▶ [EXERCISE GOAL]: Start at the line that contains "Write the Plotly code for this chart.", stop at the line that contains "Sans Condensed, Liberation", and repeat every line in that span, those two included, with no pictures.

[Dataset entries]
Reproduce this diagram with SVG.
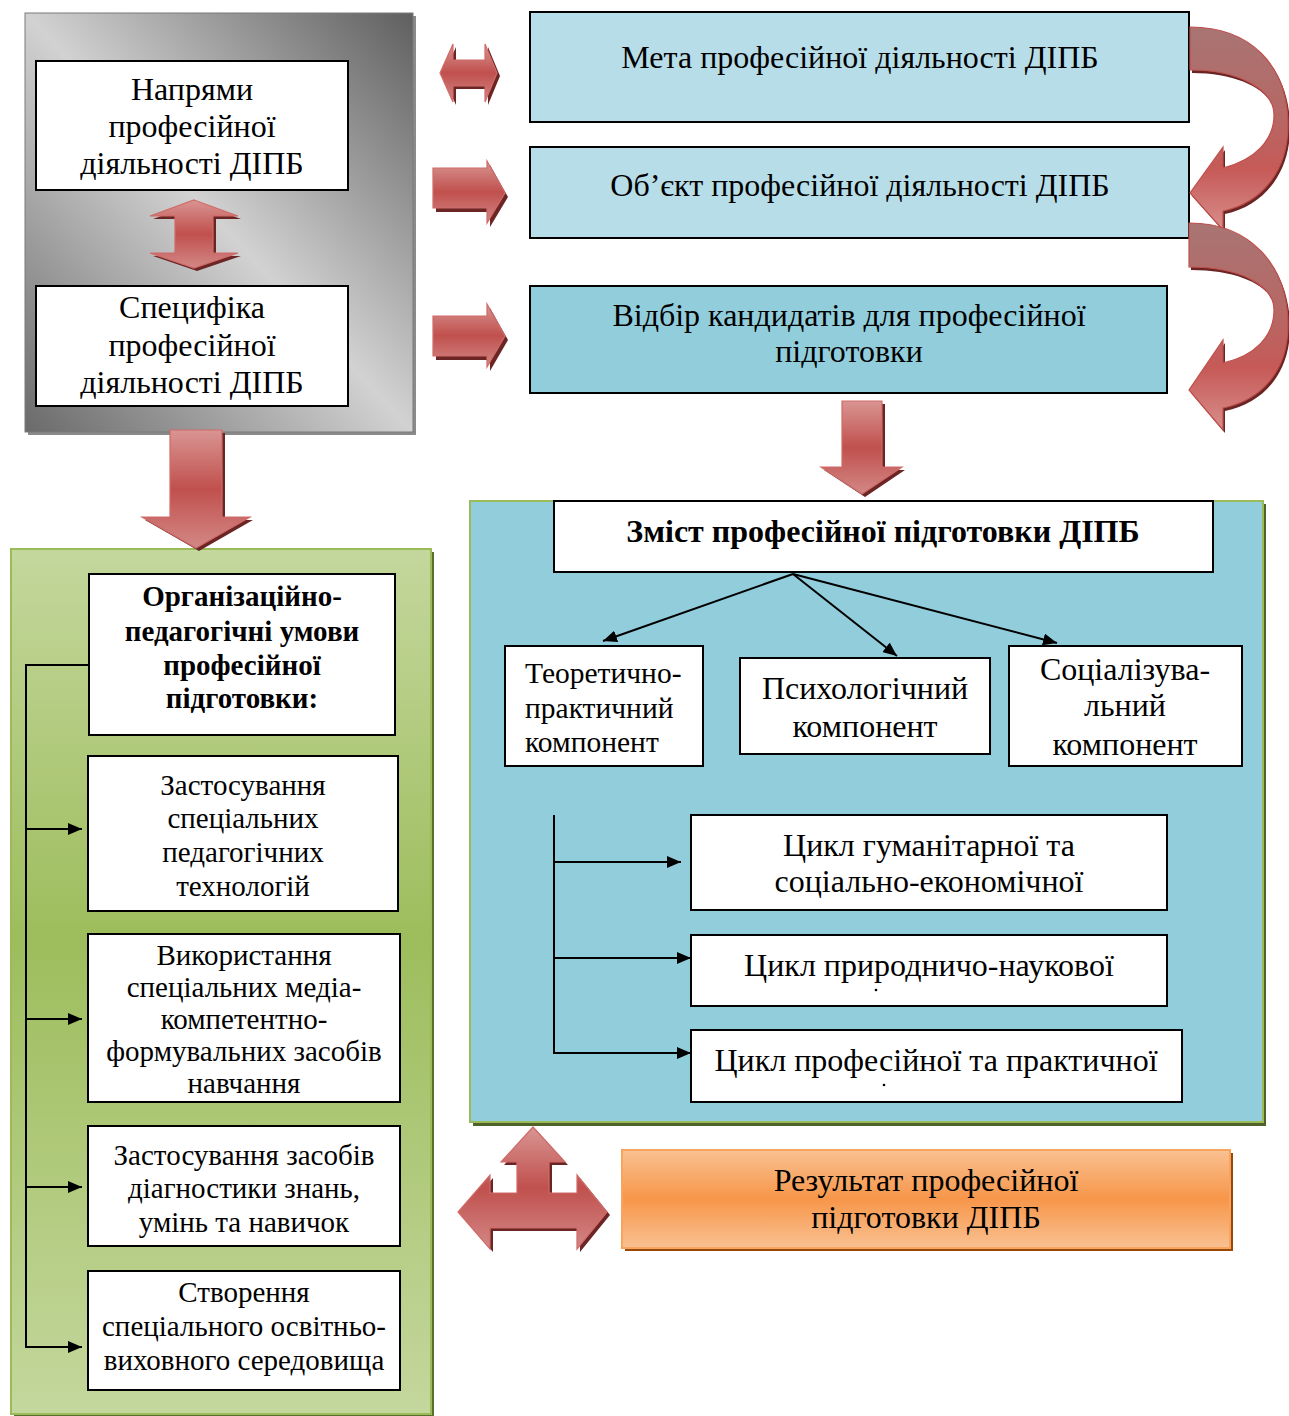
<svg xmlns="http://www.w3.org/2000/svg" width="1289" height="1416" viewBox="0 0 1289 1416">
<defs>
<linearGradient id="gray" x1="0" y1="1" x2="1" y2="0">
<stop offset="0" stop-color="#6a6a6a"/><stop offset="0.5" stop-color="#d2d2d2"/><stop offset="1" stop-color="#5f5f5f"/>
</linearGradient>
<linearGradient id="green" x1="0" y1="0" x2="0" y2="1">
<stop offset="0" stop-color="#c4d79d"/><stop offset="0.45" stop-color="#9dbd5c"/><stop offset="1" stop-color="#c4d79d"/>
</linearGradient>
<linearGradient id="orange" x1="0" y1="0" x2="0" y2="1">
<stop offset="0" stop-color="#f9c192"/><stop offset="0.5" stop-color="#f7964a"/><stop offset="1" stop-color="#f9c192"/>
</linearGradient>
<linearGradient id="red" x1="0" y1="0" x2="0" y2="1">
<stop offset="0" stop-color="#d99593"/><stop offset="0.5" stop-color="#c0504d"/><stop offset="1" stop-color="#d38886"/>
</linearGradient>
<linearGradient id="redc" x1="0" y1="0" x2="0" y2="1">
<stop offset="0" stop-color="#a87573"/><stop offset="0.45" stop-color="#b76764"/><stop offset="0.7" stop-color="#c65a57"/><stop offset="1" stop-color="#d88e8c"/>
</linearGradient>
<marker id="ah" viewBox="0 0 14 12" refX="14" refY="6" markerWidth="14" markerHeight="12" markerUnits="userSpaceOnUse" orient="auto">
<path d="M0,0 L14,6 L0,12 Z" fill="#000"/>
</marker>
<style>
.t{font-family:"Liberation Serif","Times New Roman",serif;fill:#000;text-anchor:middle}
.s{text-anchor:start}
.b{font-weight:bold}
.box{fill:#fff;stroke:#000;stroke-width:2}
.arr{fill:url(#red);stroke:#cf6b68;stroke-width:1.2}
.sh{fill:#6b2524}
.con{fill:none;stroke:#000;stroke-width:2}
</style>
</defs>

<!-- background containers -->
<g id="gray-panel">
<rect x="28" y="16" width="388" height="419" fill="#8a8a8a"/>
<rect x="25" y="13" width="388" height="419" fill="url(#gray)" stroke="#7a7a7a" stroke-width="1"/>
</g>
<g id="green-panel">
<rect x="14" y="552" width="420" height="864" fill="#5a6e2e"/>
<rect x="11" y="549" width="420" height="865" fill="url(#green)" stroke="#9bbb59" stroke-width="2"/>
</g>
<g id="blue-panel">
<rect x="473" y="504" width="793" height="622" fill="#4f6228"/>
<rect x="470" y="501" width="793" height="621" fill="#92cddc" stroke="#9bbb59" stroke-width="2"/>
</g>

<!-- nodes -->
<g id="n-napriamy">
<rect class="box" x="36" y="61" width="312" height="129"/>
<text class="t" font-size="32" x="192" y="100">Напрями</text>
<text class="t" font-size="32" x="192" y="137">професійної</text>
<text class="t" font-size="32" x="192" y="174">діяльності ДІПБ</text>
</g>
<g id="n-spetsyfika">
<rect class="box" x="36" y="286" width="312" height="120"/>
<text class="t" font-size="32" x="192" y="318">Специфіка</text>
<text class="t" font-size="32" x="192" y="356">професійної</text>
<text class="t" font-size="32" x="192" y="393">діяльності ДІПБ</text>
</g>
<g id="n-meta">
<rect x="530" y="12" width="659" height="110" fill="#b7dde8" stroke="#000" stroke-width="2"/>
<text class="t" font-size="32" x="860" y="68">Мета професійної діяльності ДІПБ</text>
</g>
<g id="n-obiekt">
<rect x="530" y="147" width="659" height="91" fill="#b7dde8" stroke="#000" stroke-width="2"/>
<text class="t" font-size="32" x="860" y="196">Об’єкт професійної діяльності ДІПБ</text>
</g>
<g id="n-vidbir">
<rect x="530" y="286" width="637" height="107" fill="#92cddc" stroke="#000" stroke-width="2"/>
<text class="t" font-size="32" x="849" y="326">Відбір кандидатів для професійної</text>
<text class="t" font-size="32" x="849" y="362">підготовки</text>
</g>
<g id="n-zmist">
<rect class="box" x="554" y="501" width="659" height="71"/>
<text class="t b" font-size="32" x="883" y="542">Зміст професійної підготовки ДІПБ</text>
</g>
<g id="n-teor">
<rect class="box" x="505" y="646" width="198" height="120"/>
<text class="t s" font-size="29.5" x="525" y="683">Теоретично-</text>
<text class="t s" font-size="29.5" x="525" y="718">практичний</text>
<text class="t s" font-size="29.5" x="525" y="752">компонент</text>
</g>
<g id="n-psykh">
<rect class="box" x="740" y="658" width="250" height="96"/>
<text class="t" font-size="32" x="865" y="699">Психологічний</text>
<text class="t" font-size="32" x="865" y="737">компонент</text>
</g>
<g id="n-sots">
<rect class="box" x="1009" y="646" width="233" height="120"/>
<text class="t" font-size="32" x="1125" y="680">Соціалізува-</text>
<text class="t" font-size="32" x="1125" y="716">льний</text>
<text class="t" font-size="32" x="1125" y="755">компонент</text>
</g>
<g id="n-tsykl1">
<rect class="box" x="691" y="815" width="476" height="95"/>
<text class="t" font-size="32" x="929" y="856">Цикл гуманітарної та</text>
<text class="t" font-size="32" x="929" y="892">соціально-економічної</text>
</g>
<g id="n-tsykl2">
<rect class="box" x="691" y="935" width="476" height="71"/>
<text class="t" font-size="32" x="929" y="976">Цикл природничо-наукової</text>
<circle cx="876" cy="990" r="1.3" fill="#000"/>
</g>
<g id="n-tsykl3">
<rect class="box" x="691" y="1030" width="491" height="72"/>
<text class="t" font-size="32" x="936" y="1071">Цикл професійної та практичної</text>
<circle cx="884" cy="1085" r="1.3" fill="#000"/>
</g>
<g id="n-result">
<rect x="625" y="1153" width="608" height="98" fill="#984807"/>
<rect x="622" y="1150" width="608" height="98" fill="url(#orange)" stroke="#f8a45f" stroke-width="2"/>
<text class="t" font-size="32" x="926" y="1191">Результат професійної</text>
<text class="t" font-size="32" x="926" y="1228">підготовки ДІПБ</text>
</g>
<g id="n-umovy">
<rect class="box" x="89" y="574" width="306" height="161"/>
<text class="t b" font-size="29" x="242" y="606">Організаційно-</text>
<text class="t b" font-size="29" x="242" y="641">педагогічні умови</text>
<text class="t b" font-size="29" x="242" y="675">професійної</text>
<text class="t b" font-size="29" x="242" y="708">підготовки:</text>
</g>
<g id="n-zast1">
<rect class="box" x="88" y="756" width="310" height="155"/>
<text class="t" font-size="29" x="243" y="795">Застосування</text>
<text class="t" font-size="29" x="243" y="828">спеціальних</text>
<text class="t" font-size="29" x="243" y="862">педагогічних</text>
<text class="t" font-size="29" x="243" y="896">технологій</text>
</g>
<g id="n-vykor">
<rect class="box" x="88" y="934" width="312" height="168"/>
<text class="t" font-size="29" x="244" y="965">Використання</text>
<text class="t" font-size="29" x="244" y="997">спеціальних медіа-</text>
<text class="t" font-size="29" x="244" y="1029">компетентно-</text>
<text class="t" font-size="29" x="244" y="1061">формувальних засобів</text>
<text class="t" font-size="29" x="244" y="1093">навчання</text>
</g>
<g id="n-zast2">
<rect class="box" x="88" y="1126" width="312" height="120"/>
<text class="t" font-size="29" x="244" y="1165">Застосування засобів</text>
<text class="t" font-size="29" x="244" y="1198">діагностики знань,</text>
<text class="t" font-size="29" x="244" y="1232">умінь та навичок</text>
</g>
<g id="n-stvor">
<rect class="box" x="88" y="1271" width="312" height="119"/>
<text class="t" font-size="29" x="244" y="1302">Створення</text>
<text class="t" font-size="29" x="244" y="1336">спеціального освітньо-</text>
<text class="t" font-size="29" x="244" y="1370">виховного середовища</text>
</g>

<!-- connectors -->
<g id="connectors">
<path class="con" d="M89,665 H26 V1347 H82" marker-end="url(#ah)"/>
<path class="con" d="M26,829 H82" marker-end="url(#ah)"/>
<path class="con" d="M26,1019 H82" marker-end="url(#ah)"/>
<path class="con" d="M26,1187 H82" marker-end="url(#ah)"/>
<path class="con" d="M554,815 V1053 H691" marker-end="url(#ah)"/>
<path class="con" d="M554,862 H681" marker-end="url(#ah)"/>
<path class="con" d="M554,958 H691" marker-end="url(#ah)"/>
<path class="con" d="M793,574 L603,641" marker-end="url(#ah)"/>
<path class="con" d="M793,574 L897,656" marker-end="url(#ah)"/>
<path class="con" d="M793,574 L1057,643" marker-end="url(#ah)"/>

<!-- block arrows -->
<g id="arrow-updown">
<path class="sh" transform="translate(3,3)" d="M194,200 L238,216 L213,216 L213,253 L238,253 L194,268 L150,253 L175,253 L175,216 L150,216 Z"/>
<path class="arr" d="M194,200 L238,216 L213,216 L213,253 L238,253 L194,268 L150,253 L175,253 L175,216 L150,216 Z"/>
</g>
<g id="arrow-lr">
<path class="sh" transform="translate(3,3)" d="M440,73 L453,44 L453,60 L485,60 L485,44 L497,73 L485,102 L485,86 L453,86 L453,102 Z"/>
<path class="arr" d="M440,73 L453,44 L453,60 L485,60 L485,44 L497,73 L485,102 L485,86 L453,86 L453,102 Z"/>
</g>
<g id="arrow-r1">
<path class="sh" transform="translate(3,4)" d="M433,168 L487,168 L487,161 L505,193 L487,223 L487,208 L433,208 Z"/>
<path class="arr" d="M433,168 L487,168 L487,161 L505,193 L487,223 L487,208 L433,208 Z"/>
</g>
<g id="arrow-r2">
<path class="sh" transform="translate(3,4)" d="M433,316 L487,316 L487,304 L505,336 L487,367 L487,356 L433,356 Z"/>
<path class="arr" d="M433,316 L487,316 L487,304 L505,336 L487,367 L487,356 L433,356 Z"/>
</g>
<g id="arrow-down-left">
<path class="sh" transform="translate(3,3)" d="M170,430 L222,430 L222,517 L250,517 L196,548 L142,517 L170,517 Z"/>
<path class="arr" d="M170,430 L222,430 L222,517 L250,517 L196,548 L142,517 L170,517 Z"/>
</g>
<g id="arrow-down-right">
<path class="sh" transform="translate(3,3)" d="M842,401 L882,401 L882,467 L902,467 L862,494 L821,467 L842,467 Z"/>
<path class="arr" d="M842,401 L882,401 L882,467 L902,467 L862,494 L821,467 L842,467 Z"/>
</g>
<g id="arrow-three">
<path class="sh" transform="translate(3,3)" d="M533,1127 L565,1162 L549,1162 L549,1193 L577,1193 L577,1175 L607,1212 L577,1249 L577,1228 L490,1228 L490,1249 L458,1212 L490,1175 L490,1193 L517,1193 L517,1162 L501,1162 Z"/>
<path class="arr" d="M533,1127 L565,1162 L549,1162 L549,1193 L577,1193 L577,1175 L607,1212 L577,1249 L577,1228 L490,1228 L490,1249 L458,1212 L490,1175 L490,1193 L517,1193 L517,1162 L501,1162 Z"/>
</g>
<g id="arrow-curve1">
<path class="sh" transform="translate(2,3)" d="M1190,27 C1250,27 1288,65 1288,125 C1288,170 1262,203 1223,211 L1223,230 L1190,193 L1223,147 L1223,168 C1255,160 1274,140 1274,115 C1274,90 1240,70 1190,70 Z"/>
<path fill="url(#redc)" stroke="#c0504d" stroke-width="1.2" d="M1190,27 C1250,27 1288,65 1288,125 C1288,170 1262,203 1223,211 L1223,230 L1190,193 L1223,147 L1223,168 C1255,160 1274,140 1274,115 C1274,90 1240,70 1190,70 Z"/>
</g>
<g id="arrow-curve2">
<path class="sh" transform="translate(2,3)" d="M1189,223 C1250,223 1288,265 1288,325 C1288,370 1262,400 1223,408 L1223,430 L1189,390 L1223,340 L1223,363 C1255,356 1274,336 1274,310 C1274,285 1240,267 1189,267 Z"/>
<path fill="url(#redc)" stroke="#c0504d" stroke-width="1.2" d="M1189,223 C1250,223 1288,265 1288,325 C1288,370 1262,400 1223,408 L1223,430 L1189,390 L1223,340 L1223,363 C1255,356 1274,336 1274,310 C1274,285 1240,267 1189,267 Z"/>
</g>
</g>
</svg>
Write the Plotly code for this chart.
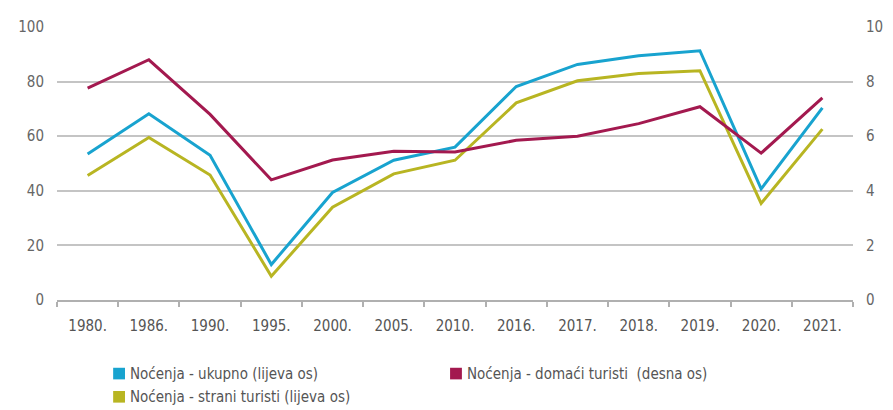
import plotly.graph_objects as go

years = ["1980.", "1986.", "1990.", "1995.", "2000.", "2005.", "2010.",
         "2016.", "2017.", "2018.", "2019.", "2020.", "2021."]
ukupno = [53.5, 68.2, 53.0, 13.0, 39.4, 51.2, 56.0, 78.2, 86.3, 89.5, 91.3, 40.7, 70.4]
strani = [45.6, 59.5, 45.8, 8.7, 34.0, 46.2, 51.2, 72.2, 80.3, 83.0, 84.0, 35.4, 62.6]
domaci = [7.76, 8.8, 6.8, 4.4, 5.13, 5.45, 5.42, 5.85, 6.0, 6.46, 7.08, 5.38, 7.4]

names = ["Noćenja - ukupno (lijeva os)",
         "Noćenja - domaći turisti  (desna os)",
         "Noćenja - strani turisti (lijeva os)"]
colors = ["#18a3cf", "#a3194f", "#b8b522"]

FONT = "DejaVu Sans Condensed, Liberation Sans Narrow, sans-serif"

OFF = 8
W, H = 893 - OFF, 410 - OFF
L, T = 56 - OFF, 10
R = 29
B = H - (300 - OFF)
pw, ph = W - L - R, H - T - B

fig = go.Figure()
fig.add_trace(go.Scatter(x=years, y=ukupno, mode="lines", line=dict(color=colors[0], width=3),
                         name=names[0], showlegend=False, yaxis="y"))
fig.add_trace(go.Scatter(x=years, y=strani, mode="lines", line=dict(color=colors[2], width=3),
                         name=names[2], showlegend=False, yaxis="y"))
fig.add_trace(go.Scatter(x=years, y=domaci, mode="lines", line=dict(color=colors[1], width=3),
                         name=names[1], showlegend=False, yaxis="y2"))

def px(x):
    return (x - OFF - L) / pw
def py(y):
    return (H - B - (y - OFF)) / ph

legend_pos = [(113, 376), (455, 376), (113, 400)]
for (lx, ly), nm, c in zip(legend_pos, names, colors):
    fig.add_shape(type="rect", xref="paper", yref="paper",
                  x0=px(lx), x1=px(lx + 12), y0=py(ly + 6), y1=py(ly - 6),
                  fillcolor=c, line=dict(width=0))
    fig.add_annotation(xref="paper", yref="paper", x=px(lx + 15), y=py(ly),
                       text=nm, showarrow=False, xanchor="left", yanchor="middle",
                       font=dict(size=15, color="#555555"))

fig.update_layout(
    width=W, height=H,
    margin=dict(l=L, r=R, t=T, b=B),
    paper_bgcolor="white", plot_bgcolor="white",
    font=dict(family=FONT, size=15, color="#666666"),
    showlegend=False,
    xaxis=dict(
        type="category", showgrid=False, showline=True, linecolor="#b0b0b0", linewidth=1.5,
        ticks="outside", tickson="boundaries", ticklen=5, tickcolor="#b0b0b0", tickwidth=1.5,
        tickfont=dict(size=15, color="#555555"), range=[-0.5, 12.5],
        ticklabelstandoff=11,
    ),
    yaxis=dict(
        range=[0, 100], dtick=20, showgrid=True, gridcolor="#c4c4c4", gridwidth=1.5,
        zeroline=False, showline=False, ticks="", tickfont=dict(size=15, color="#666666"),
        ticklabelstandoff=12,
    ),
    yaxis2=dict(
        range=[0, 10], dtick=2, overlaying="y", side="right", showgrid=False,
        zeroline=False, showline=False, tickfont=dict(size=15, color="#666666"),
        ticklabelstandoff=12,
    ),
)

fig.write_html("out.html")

▶ [COMPLETE OUTPUT]:
Write the Plotly code for this chart.
import plotly.graph_objects as go

years = ["1980.", "1986.", "1990.", "1995.", "2000.", "2005.", "2010.",
         "2016.", "2017.", "2018.", "2019.", "2020.", "2021."]
ukupno = [53.5, 68.2, 53.0, 13.0, 39.4, 51.2, 56.0, 78.2, 86.3, 89.5, 91.3, 40.7, 70.4]
strani = [45.6, 59.5, 45.8, 8.7, 34.0, 46.2, 51.2, 72.2, 80.3, 83.0, 84.0, 35.4, 62.6]
domaci = [7.76, 8.8, 6.8, 4.4, 5.13, 5.45, 5.42, 5.85, 6.0, 6.46, 7.08, 5.38, 7.4]

names = ["Noćenja - ukupno (lijeva os)",
         "Noćenja - domaći turisti  (desna os)",
         "Noćenja - strani turisti (lijeva os)"]
colors = ["#18a3cf", "#a3194f", "#b8b522"]

FONT = "DejaVu Sans Condensed, Liberation Sans Narrow, sans-serif"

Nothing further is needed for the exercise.